Friendship is real and it is powerful. It is idealistic and capable of dreaming the biggest of dreams. It is iridescent enough to shine through the fog of an aloof world that has somehow forgotten the value of friendships and no longer values love and loyalty.

Average people rarely encounter a real friendship in the course of a lifetime. All to often, people travel through this life having made only acquaintances. One reason for this is that most people today are far too selfish to be a friend. You see, friendship is like riding in a Greyhound bus. In order to allow others on the bus, we must be willing to scoot over and sacrifice our own comforts as well as rearrange our perspectives. We must be willing to not only accommodate our friends, put their baggage as well.

Real Christian friendships require work. Citizenship in God's kingdom is not a simple matter of birthright. It is advanced citizenship. You have to want it bad and be willing to work and suffer for it. You must be willing to struggle with others and forgive them. You have to be willing to look past their imperfections and occasionally see them as they can be and not as they are.

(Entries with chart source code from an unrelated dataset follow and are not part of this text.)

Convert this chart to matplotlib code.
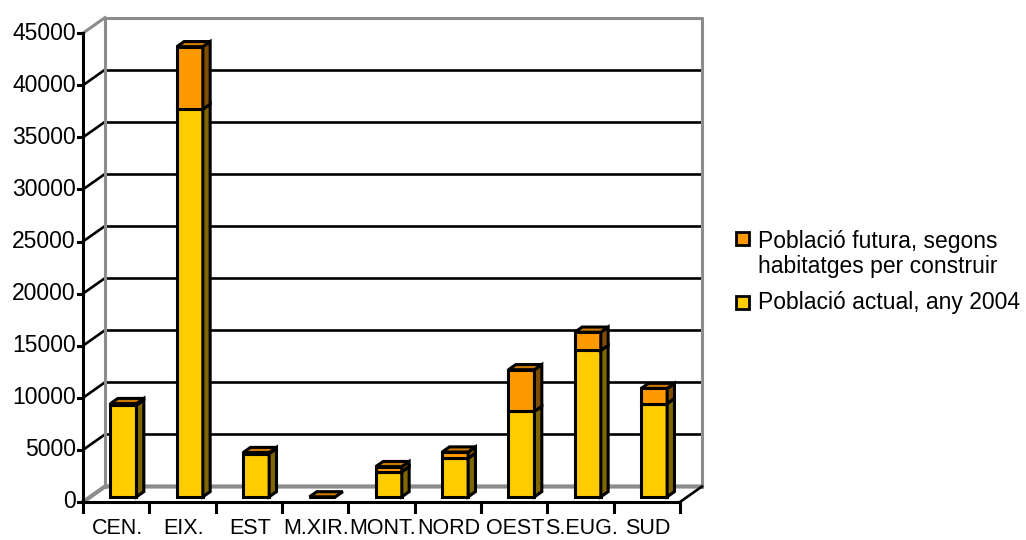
import numpy as np
import matplotlib.pyplot as plt
from matplotlib.patches import Polygon, Rectangle

plt.rcParams['font.family'] = ['Liberation Sans', 'DejaVu Sans']

categories = ["CEN.", "EIX.", "EST", "M.XIR.", "MONT.", "NORD", "OEST", "S.EUG.", "SUD"]
actual_2004 = [8800, 37200, 4150, 0, 2400, 3700, 8200, 14050, 8950]
future = [150, 6000, 100, 0, 500, 600, 4000, 1750, 1450]
y_ticks = [0, 5000, 10000, 15000, 20000, 25000, 30000, 35000, 40000, 45000]
legend_labels = ["Població futura, segons\nhabitatges per construir",
                 "Població actual, any 2004"]

yellow, yellow_side = "#FFCC00", "#806600"
orange, orange_side, orange_top = "#FF9900", "#804D00", "#CC7A00"
gray = "#8C8C8C"

# pixel calibration of the fake 3d box
px_cat = 66.33
px_val = 0.01042
fig = plt.figure(figsize=(10.26, 5.4), dpi=100)
ax = fig.add_axes([0, 0, 1, 1])
ax.set_xlim(-83 / px_cat, (1026 - 83) / px_cat)
ax.set_ylim(-(540 - 502) / px_val, 502 / px_val)
ax.axis("off")

n = len(categories)
ymax = y_ticks[-1]
DX = 22 / px_cat
DY = 15.5 / px_val

# back wall and grid
ax.add_patch(Polygon([(DX, DY), (n + DX, DY), (n + DX, ymax + DY), (DX, ymax + DY)],
                     closed=True, fc="white", ec="none", zorder=0))
for v in y_ticks[1:-1]:
    ax.plot([DX, n + DX], [v + DY, v + DY], color="black", lw=1.9, zorder=1)
    ax.plot([0, DX], [v, v + DY], color="black", lw=1.9, zorder=1)
ax.plot([DX, DX, n + DX, n + DX], [DY, ymax + DY, ymax + DY, DY], color=gray, lw=2.2, zorder=1)
ax.plot([0, DX], [ymax, ymax + DY], color=gray, lw=2.2, zorder=1)
ax.plot([0, DX, n + DX], [0, DY, DY], color=gray, lw=3, zorder=1)
ax.plot([n, n + DX], [0, DY], color="black", lw=1.9, zorder=1)
ax.plot([0, n], [0, 0], color="black", lw=2.2, zorder=1)
ax.plot([0, 0], [0, ymax], color="black", lw=2.2, zorder=1)

# axis ticks and labels
for v in y_ticks:
    ax.plot([-0.075, 0], [v, v], color="black", lw=2.2)
    ax.text(-0.11, v, str(v), ha="right", va="center", fontsize=16.5)
for i in range(n + 1):
    ax.plot([i, i], [0, -10 / px_val], color="black", lw=2.2)
for i, lab in enumerate(categories):
    ax.text(i + 0.52, -27 / px_val, lab, ha="center", va="center", fontsize=15.5)

# bars
w = 0.392
ddx, ddy = DX / 3, DY / 3
cx = np.arange(n) + 0.5 + ddx
actual = np.array(actual_2004)
fut = np.array(future)
ax.bar(cx, actual, width=w, bottom=ddy, color=yellow, edgecolor="black", lw=2.2, zorder=3)
ax.bar(cx, fut, width=w, bottom=ddy + actual, color=orange, edgecolor="black", lw=2.2, zorder=3)

for i in range(n):
    x0, x1 = cx[i] - w / 2, cx[i] + w / 2
    segs = [(0, actual[i], yellow_side), (actual[i], actual[i] + fut[i], orange_side)]
    for b, t, col in segs:
        if t > b:
            ax.add_patch(Polygon([(x1, b + ddy), (x1 + ddx, b + 2 * ddy),
                                  (x1 + ddx, t + 2 * ddy), (x1, t + ddy)],
                                 closed=True, fc=col, ec="black", lw=2.2, zorder=3))
    top = actual[i] + fut[i]
    ax.add_patch(Polygon([(x0, top + ddy), (x1, top + ddy),
                          (x1 + ddx, top + 2 * ddy), (x0 + ddx, top + 2 * ddy)],
                         closed=True, fc=orange_top, ec="black", lw=2.2, zorder=3))

# legend
W, H = 1026, 540
for (y_sq, col) in [(232, orange), (296, yellow)]:
    fig.patches.append(Rectangle((736 / W, 1 - (y_sq + 13) / H), 13 / W, 13 / H,
                                 transform=fig.transFigure, fc=col, ec="black", lw=2))
fig.text(758 / W, 1 - 254 / H, legend_labels[0], ha="left", va="center", fontsize=16.5,
         linespacing=1.15)
fig.text(758 / W, 1 - 302 / H, legend_labels[1], ha="left", va="center", fontsize=16.5)

fig.savefig("out.png", dpi=100)
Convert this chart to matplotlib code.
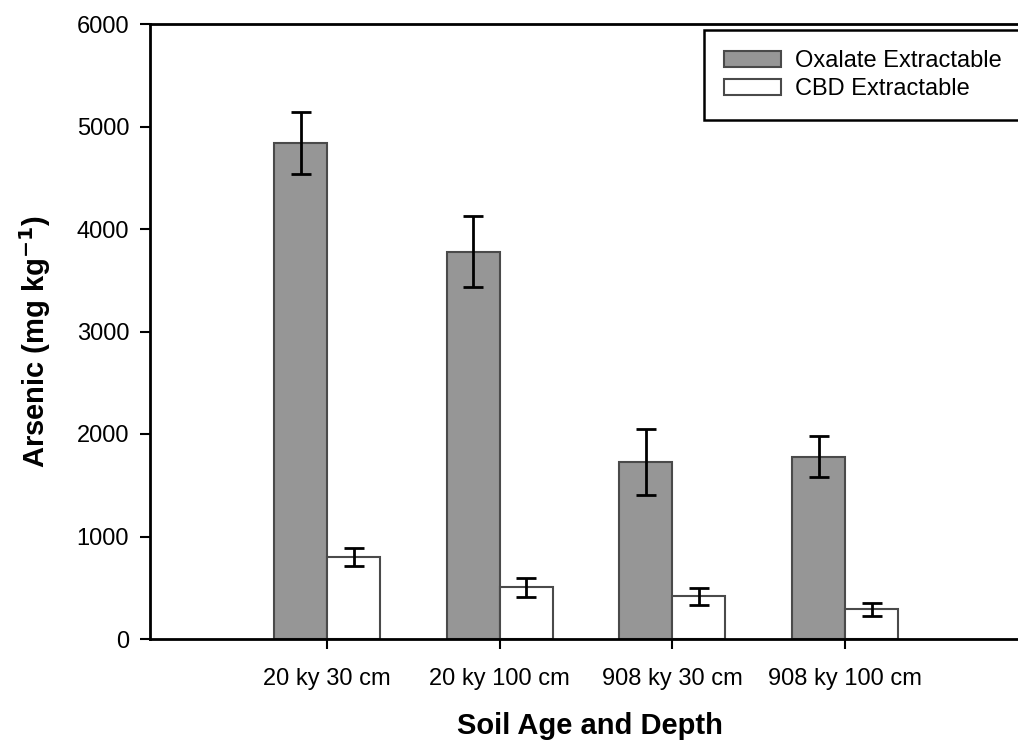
import matplotlib
matplotlib.use("Agg")
import matplotlib.pyplot as plt
import numpy as np

categories = ["20 ky 30 cm", "20 ky 100 cm", "908 ky 30 cm", "908 ky 100 cm"]
oxalate = [4840, 3780, 1725, 1780]
oxalate_err = [305, 345, 320, 200]
cbd = [800, 505, 415, 290]
cbd_err = [85, 95, 85, 62]

plt.rcParams["font.family"] = ["Liberation Sans", "DejaVu Sans"]

W, H = 1018, 741
fig = plt.figure(figsize=(W / 100, H / 100), dpi=100)
ax = fig.add_axes([150 / W, 102 / H, 880 / W, 615 / H])

x = np.arange(1, len(categories) + 1)
bw = 0.307
ax.bar(x - bw / 2, oxalate, bw, color="#969696", edgecolor="#4a4a4a", linewidth=1.5,
       label="Oxalate Extractable", zorder=2)
ax.bar(x + bw / 2, cbd, bw, color="white", edgecolor="#4a4a4a", linewidth=1.5,
       label="CBD Extractable", zorder=2)
ax.errorbar(x - bw / 2, oxalate, yerr=oxalate_err, fmt="none", ecolor="black",
            elinewidth=2, capsize=7.5, capthick=2, zorder=3)
ax.errorbar(x + bw / 2, cbd, yerr=cbd_err, fmt="none", ecolor="black",
            elinewidth=2, capsize=7.5, capthick=2, zorder=3)

ax.set_xlim(-0.025, 5.07)
ax.set_ylim(0, 6000)
ax.set_yticks(range(0, 6001, 1000))
ax.set_xticks(x)
ax.set_xticklabels(categories)
ax.tick_params(axis="both", direction="out", length=7, width=1.5, labelsize=17, pad=8)
ax.tick_params(axis="x", pad=14)
for s in ("left", "bottom", "top"):
    ax.spines[s].set_linewidth(2)
ax.spines["right"].set_visible(False)

ax.set_xlabel("Soil Age and Depth", fontsize=21, fontweight="bold", labelpad=16)
ax.set_ylabel("Arsenic (mg kg$^{\\mathbf{-1}}$)", fontsize=21, fontweight="bold")
ax.yaxis.set_label_coords(-0.11, 0.483)

leg = ax.legend(loc="upper left", bbox_to_anchor=(0.6295, 0.99), fontsize=17,
                frameon=True, fancybox=False, edgecolor="black", framealpha=1,
                handlelength=2.4, handleheight=0.7, handletextpad=0.6,
                borderpad=0.85, labelspacing=0.25, borderaxespad=0)
leg.get_frame().set_linewidth(1.8)

fig.savefig("out.png", dpi=100)
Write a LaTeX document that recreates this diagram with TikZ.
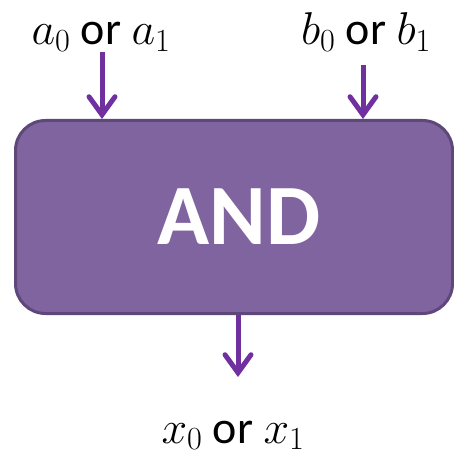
\RequirePackage{fix-cm}
\documentclass[tikz,border=0pt]{standalone}
\usepackage{fontspec}
\setmainfont{Carlito}
\usepackage{tikz}
\usetikzlibrary{arrows.meta}
\definecolor{gatepurple}{RGB}{128, 100, 160}
\definecolor{gateedge}{RGB}{94, 72, 122}
\definecolor{wirepurple}{RGB}{112, 48, 160}

\begin{document}
\begin{tikzpicture}[x=1pt, y=-1pt, >={Straight Barb[line cap=round, line join=miter, length=18pt, width=26pt]}]
    \tikzset{
        wire/.style={->, wirepurple, line width=5pt},
        sig/.style={font=\fontsize{46}{54}\selectfont, inner sep=0pt, anchor=base}
    }
    \useasboundingbox (0,0) rectangle (454,457);

    \node[draw=gateedge, line width=3pt, fill=gatepurple, rounded corners=30pt,
          minimum width=437pt, minimum height=193pt, inner sep=0pt,
          text=white, font=\fontsize{86}{96}\selectfont\bfseries] (gate) at (234,217) {\hspace*{10pt}AND};

    \node[sig] (ain) at (101,45) {$a_0$ or $a_1$};
    \node[sig] (bin) at (366,45) {$b_0$ or $b_1$};
    \node[sig] (xout) at (233,443) {$x_0$ or $x_1$};

    \coordinate (atop) at (102,52);
    \coordinate (btop) at (363,65);
    \coordinate (xend) at (238,377);

    \draw[wire] (atop) -- (atop |- gate.north);
    \draw[wire] (btop) -- (btop |- gate.north);
    \draw[wire] (xend |- gate.south) -- (xend);
\end{tikzpicture}
\end{document}
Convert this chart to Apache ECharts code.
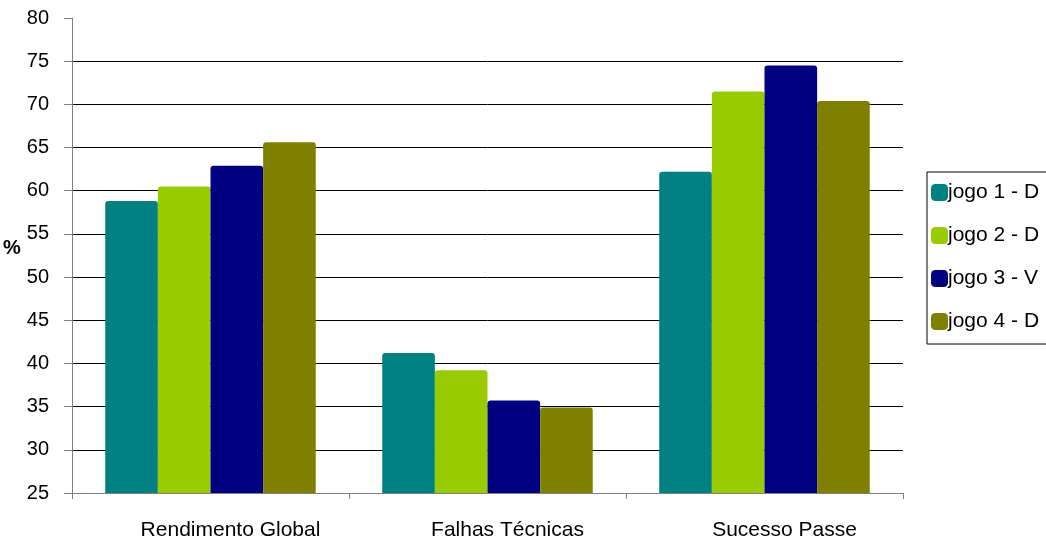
<!DOCTYPE html>
<html><head><meta charset="utf-8">
<script src="https://cdn.jsdelivr.net/npm/echarts@6/dist/echarts.min.js"></script>
<style>html,body{margin:0;padding:0;background:#fff}#c{width:1046px;height:546px}</style>
</head><body><div id="c"></div>
<script>
const categories = ['Rendimento Global', 'Falhas Técnicas', 'Sucesso Passe'];
const seriesNames = ['jogo 1 - D', 'jogo 2 - D', 'jogo 3 - V', 'jogo 4 - D'];
const jogo1 = [58.8, 41.2, 62.2];
const jogo2 = [60.5, 39.2, 71.5];
const jogo3 = [62.9, 35.7, 74.5];
const jogo4 = [65.6, 34.9, 70.4];
const colors = ['#008080', '#99CC00', '#000080', '#808000'];
const allValues = [jogo1, jogo2, jogo3, jogo4];
const font = '"Liberation Sans", Arial, sans-serif';

const chart = echarts.init(document.getElementById('c'));
chart.setOption({
  animation: false,
  textStyle: { fontFamily: font },
  grid: { left: 72, right: 143, top: 18, bottom: 53, containLabel: false },
  legend: {
    orient: 'vertical', left: 927, top: 172,
    padding: [10, 40, 12, 4],
    borderColor: '#000', borderWidth: 1,
    itemWidth: 17, itemHeight: 17, itemGap: 22,
    textStyle: { fontSize: 21, color: '#000', fontFamily: font, padding: [0, 0, 0, -5] },
    icon: 'roundRect',
    data: seriesNames
  },
  xAxis: {
    type: 'category', data: categories,
    axisLine: { lineStyle: { color: '#808080', width: 1 } },
    axisTick: { show: true, length: 6, lineStyle: { color: '#808080' } },
    axisLabel: { fontSize: 21, color: '#000', margin: 27, fontFamily: font, padding: [0, 0, 0, 40] }
  },
  yAxis: {
    type: 'value', min: 25, max: 80, interval: 5,
    name: '%', nameLocation: 'middle', nameGap: 62, nameRotate: 0,
    nameTextStyle: { fontSize: 20, fontWeight: 'bold', color: '#000', fontFamily: font, align: 'left', verticalAlign: 'bottom', padding: [0, 0, -3, 8] },
    axisLine: { show: true, lineStyle: { color: '#808080' } },
    axisTick: { show: true, length: 8, lineStyle: { color: '#808080' } },
    axisLabel: { fontSize: 20, color: '#000', margin: 23, fontFamily: font },
    splitLine: { show: true, showMinLine: false, showMaxLine: false, lineStyle: { color: '#000', width: 1 } }
  },
  series: seriesNames.map((n, i) => ({
    name: n, type: 'bar', data: allValues[i],
    barGap: '0%', barCategoryGap: '24%',
    itemStyle: { color: colors[i], borderRadius: [3, 3, 0, 0] }
  }))
});
</script></body></html>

The church is commanded by the Hebrew writer to assemble itself together. A more vivid translation of this might say that we are to join our lives together. This kind of communion in God's family cannot be achieved by mere acquaintances.

Real friendships glorify God. Being involved in real friendship is a Christian's destiny. We are told that the world will know that we belong to Jesus, the lover of the unlovable, by the way we create bonds with one another. So let's work on being loyal. Let's make it our business to overlook faults. And together, let's dream big dreams and teach the world about Jesus by our friendships with one another.